START RECORDS SHOWN
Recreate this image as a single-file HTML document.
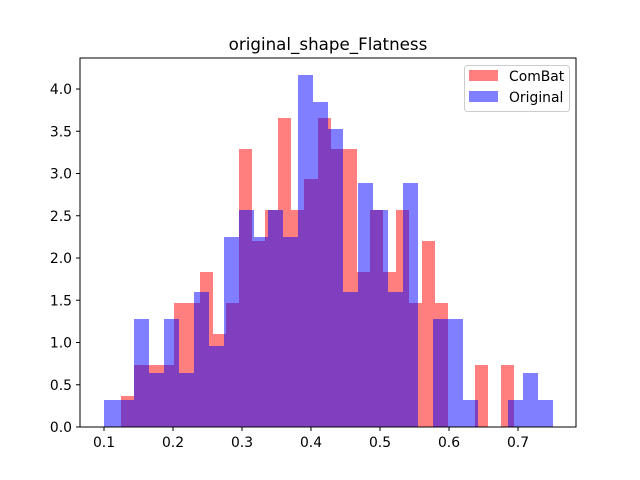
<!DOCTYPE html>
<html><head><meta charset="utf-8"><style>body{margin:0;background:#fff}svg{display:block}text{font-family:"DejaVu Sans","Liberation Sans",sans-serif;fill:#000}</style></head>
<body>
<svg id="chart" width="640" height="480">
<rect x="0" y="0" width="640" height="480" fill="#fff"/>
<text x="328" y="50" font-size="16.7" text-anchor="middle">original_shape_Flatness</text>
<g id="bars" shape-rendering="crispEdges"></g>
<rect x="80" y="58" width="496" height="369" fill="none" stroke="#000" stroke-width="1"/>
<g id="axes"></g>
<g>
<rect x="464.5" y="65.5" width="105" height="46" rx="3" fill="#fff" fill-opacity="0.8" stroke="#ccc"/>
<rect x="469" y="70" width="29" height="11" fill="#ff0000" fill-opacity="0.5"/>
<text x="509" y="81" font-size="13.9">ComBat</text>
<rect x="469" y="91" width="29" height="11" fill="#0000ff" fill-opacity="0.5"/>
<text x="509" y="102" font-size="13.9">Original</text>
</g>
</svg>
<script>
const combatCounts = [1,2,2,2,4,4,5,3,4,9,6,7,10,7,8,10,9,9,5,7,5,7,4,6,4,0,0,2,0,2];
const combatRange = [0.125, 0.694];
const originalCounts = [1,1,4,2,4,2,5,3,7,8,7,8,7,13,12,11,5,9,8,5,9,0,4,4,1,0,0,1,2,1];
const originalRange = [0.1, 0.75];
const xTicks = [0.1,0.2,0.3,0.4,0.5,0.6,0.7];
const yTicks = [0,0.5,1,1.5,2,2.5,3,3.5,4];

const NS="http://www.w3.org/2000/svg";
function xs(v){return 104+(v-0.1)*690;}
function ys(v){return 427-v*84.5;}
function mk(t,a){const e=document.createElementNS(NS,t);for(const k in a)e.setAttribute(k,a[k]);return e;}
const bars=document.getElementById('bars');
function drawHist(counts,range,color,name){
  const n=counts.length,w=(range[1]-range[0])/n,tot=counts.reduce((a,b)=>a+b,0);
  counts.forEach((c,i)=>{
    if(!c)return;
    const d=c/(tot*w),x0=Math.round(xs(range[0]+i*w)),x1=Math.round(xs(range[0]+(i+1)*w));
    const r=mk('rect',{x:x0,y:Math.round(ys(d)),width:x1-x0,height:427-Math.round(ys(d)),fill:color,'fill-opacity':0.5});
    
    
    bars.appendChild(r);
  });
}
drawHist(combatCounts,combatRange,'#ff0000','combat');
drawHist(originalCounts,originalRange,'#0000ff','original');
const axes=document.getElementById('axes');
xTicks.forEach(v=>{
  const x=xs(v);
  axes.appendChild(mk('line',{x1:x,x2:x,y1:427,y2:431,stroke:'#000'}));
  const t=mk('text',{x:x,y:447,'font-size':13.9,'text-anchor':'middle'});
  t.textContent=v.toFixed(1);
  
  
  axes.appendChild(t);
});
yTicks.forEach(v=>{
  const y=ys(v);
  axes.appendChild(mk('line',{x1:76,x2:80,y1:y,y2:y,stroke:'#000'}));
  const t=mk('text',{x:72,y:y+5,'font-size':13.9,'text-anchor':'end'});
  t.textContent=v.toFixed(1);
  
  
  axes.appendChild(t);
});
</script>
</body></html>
END RECORDS SHOWN
START RECORDS SHOWN
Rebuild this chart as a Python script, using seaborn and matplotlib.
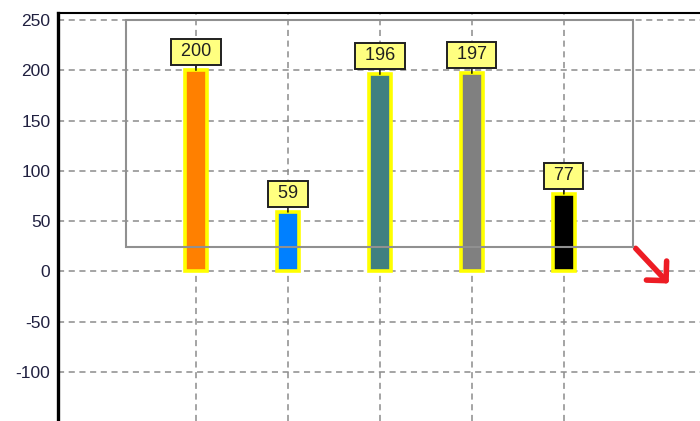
END RECORDS SHOWN
START RECORDS SHOWN
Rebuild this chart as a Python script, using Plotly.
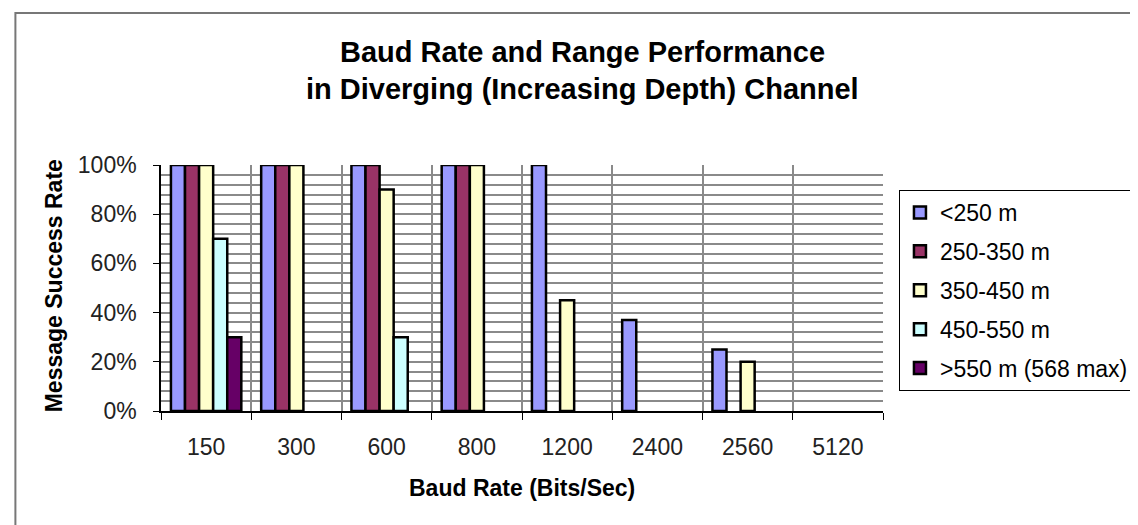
END RECORDS SHOWN
Pull out all lines from the entries above in which the word "script" appears.

<script>
</script>
Rebuild this chart as a Python script, using seaborn and matplotlib.
Rebuild this chart as a Python script, using Plotly.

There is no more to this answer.